Dava, Hizmet Sözleşmesinden Kaynaklı Rücuen Alacak davası olup, buna ilişkin olarak; Yargıtay 23.Hukuk Dairesinin 15/09/20120 tarihli ve 2017/2497 Esas ve 2020/2808 Karar sayılı ilamında; “Hizmet alım sözleşmeleri; ihale şartları ile belirlenen işin sözleşmede kararlaştırılan bedel ile yapılmasının üstlenildiği sözleşmelerdir. Bu sözleşme türünde yüklenicinin edimi, hizmetin kendi işçisi ile yerine getirilmesi, işverenin edimi ise sözleşme bedelinin ödenmesidir. Sözleşme kapsamında yapılması gereken iş yüklenici işçisi tarafından yerine getirilecektir. İş akdinin yüklenici ile işçi arasında yapıldığı hususu ihtilaflı değildir. SGK kayıtları da bu hususu doğrulamaktadır. Hizmet alımı tip sözleşmelerinde işverenin, yüklenici tarafından çalıştırılan işçinin ücretinin ödenmesi, sosyal haklarının takibi gibi denetim dışında işçiye karşı bir sorumluluğu yoktur. İşveren ile yüklenicinin İş Kanunu’na göre işçiye karşı müteselsilen sorumlu olmasına rağmen rücu ilişkisinde taraflar arasında imzalanan sözleşmenin uygulanması sözleşme hukukunun en temel ilkelerindendir.

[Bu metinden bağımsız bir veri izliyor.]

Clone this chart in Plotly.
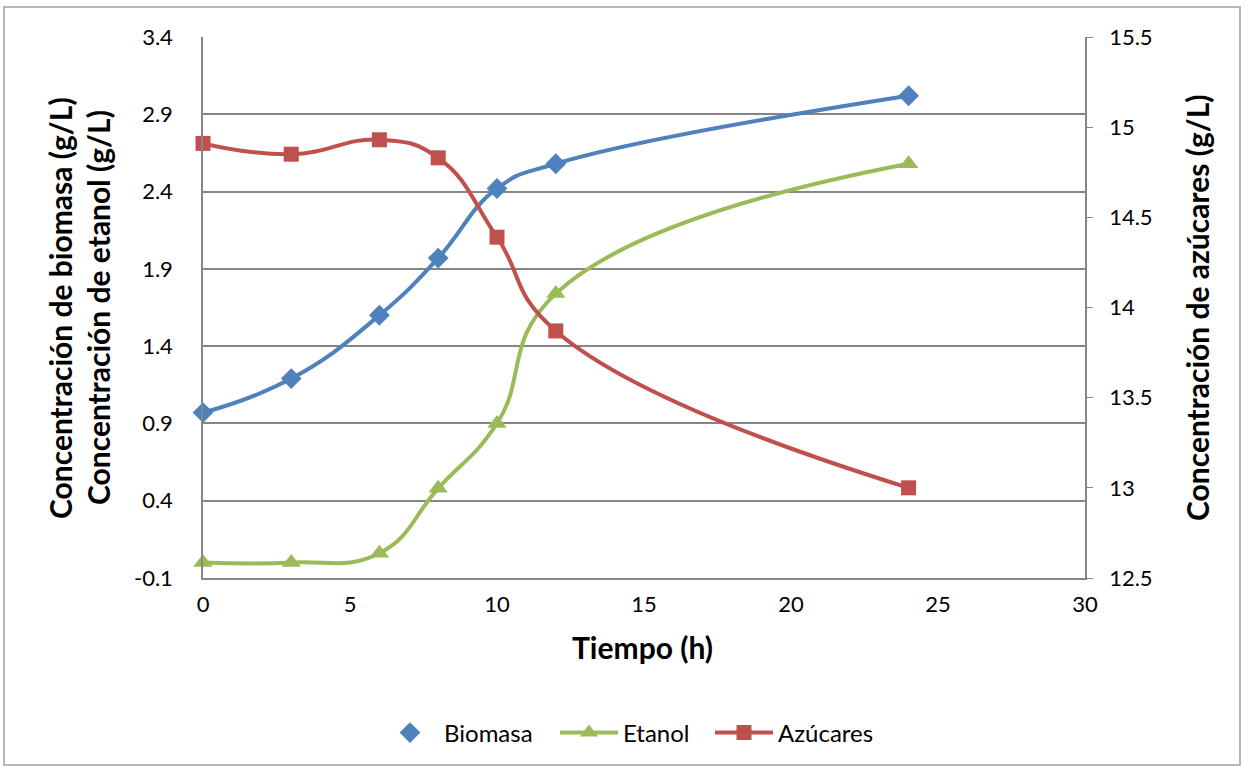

İşçilik alacakları işveren tarafından ödenen işçinin; yüklenici işçisi olması, sözleşme ücretine işçinin ücret ve sosyal haklarının dahil olması, işverenin işçilik alacaklarından sorumlu olacağına dair sözleşmede bir hüküm bulunmaması hususları nazara alındığında davacı işverenin işçiyi çalıştıran yüklenicilerden ödediği bedeli ve ferilerinin tamamını talep etme hakkı bulunduğunun kabulü gerekir.
Hizmet alım ihaleleri aynı yüklenici tarafından alındığı gibi, değişik yükleniciler tarafından da alınabilmektedir. Bu halde işyeri devri suretiyle işçiler yeni yükleniciye devredildiği için hizmet akitleri kesintiye uğramadan devam etmekte ve işçilik alacakları da bu doğrultuda hesaplanmaktadır.
İşçiye ödenen kıdem tazminatı iş sözleşmesinin feshedildiği tarihteki giydirilmiş ücret üzerinden hesaplanmakta olup bu kıdem tazminatının tamamından işçiyi çalıştırdıkları dönemle orantılı olarak yükleniciler işveren karşı sorumludurlar. Yıllık izinler kullanılmadığı takdirde iş sözleşmesinin feshi ile ücrete dönüşmektedir. Sözleşmeyi feshedenin son yüklenici olduğu ve yıllık izinlerin de bu fesih ile ücrete dönüştüğü göz önüne alındığında yıllık izin ücretinden son yüklenici sorumlu olacaktır. İhbar tazminatından son işveren sorumludur. Bunların dışında hafta tatil ücreti, ücret alacağı, fazla mesai ücreti gibi işçiye ödenen tazminatlardan yükleniciler işverene karşı işçiyi çalıştırdıkları dönemle sınırlı olarak sorumlu olacaklardır. ” hükmü yer almaktadır.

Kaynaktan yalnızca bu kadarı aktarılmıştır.